Our evolutionary history is full of interspecies sex.
And 700,000 years ago, according to a new study, a population of ancient humans mated with a distinct unknown population that had separated from other human species at least 1 million years prior.
"This continues the story that we've been seeing in studies throughout the past decade: There's lots more interbreeding between lots of human populations than we were aware of ever before," Alan Rogers, an anthropologist and the lead author of the new study, told Business Insider.
"This discovery has pushed the time depth of those interbreedings much further back."
According to his team's research, published today in the journal Science Advances, the newly discovered interbreeding event took place in Eurasia, and it represents the earliest known example of mating between different populations of ancient humans.
The analysis, which compared DNA from Neanderthals, Denisovans, and modern humans from Europe and Africa, lends further credence to the idea that our ancestors' genes (and our own) came from myriad sources.
The oldest episode of interbreeding in the anthropological record
Then a 2018 study showed that Denisovans – which disappeared about 50,000 years ago – passed on some of their genes to Homo sapiens.
But the interbreeding event that Rogers and his colleagues found was far, far older. In that case, a group of humans who were ancestors of both Neanderthals and Denisovans (the study authors nicknamed them "neandersovans") interbred with their predecessor species about 744,000 years ago.
Those predecessors, in turn, were part of a "superarchaic" group in Eurasia that was between 20,000 and 50,000 people in size.
A major implication of the study, then, is that human populations migrated from Africa to Eurasia three times during our long evolutionary history: once 1.9 million years ago, again 700,000 years ago, and then a final time 50,000 years ago.
The first of these waves involved the "superarchaics." Then the neandersovans followed 700,000 years ago; they likely separated from the modern human lineage before they migrated north, the study said.
As that second wave of ancestors moved into Eurasia, the researchers wrote, they likely "interbred with indigenous Eurasians, largely replaced them, and separated into eastern and western subpopulations – Denisovans and Neanderthals."
Then many hundreds of thousands of years later, modern humans left Africa, interbreeding with Neanderthals – and eventually Denisovans – as they spread through Eurasia.

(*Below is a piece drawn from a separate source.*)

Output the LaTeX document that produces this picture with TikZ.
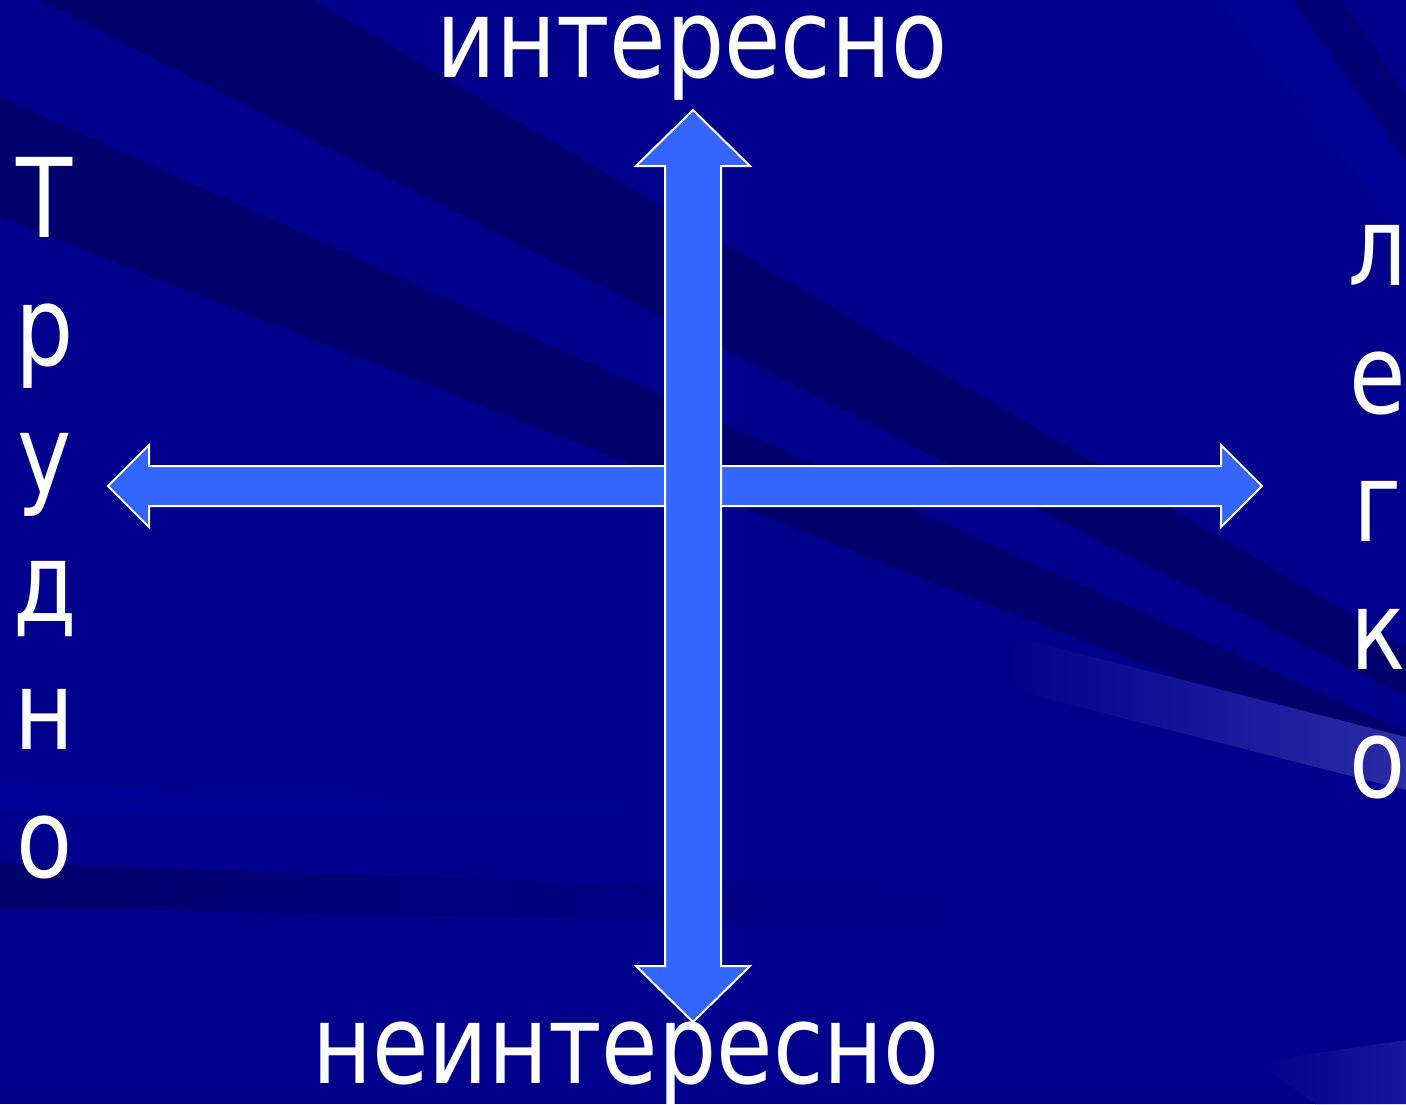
\documentclass[tikz,border=0pt]{standalone}
\usepackage{fontspec}
\setmainfont{DejaVu Sans}[FakeStretch=0.835]
\definecolor{bgmid}{HTML}{00008C}
\definecolor{bgdark}{HTML}{00006C}
\definecolor{bglight}{HTML}{000098}
\definecolor{arrowblue}{HTML}{3366FF}
\definecolor{rayhi}{HTML}{2C2CA6}
\definecolor{rayhib}{HTML}{15159E}
\tikzset{
  darkband/.style={fill=bgdark, draw=none},
  lightband/.style={fill=bglight, draw=none},
  arrowshape/.style={fill=arrowblue, draw=white, line width=2pt, line join=miter},
  bigtext/.style={text=white, inner sep=0pt, anchor=base, font=\fontsize{110}{128}\selectfont},
}
\begin{document}
\begin{tikzpicture}[x=1pt,y=-1pt]
\useasboundingbox (0,0) rectangle (1406,1104);
% background
\fill[bgmid] (0,0) rectangle (1406,1104);
\begin{scope}
\clip (0,0) rectangle (1406,1104);
\coordinate (C) at (2000,1000);
\fill[darkband] (C) -- (40,0) -- (313,0) -- cycle;
\fill[darkband] (C) -- (0,97) -- (0,217) -- cycle;
\shade[left color=bglight, right color=bgmid] (0,783) -- (700,808) -- (700,822) -- (0,810) -- cycle;
\shade[left color=bgdark, right color=bgmid] (0,863) -- (950,895) -- (950,925) -- (0,908) -- cycle;
\fill[lightband, opacity=0.7] (C) -- (1220,0) -- (1290,0) -- cycle;
\fill[darkband, opacity=0.7] (C) -- (1293,0) -- (1343,0) -- cycle;
\shade[left color=bgmid, right color=rayhi] (1000,633) -- (1406,737) -- (1406,790) -- (1000,687) -- cycle;
\shade[left color=bgmid, right color=rayhib] (1255,1062) -- (1406,1040) -- (1406,1104) -- (1315,1104) -- cycle;
\end{scope}
% horizontal double arrow
\coordinate (hl) at (108,486);
\coordinate (hr) at (1262,486);
\draw[arrowshape] (hl) -- (149,445) -- (149,466) -- (1221,466) -- (1221,445) -- (hr)
  -- (1221,527) -- (1221,506) -- (149,506) -- (149,527) -- cycle;
% vertical double arrow
\coordinate (vt) at (693,110);
\coordinate (vb) at (693,1022);
\draw[arrowshape] (vt) -- (750,166) -- (721,166) -- (721,966) -- (750,966) -- (vb)
  -- (636,966) -- (665,966) -- (665,166) -- (636,166) -- cycle;
% labels
\node[bigtext] (top) at (692,77) {интересно};
\node[bigtext] (bot) at (626,1083) {неинтересно};
\foreach \ch [count=\i from 0] in {Т,р,у,д,н,о}
  \node[bigtext] (lt\i) at (45,237+128*\i) {\ch};
\foreach \ch [count=\i from 0] in {л,е,г,к,о}
  \node[bigtext] (rt\i) at (1378,285+128*\i) {\ch};
\end{tikzpicture}
\end{document}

"These same events unfolded once again around 50,000 years ago as modern humans expanded out of Africa and into Eurasia, largely replacing the Neanderthals and Denisovans," the study authors wrote.
A population of 'superarchaic humans'
Rogers' team's discovery came after they compared publicly available modern human DNA with ancient DNA. The analysis showed at least four watershed moments in which genetic material passed from one human species to another over the past 1 million years.
Three of those moments matched the results of other studies. But the oldest instance was a new find.
In addition to representing the oldest evidence of human interbreeding on record, the finding is also surprising because the two populations that mated were far less closely related than other human groups previously known to have interbred.
Whereas modern humans and Neanderthals had been on separate branches of the evolutionary tree for about 750,000 years when they interbred, the newly discovered population and the neandersovans had been separated for more than 1 million years.
Several mysteries remain, however. Rogers' team isn't sure what ancient species the superarchaic population belonged to.
All they know is genetic evidence suggests the superarchaics separated from our human lineage about 2 million years ago and that ancient humans were living in Eurasia at the time the species separation occurred.
"We've got fossil evidence of humans in Eurasia that dates back to 1.85 million years old," Rogers said.
At least two groups of human species, or taxa, lived in Eurasia during the time the superarchaics broke off from our lineage. One, Homo erectus, was the first of our ancestors to walk upright
. The other possible taxon was Homo erectus' younger cousin, Homo antecessor, which inhabited modern-day Spain.
"Any of those taxa might be the superarchaics," Rogers said. "Or they might be some taxon we don't know about yet."
But regardless of which group the superarchaics belonged to, Rogers said, the new evidence of interbreeding offers a glimpse into an ancient time period that researchers know very little about.
"We're just shedding light on an interval on human evolutionary history that was previously completely dark," he said.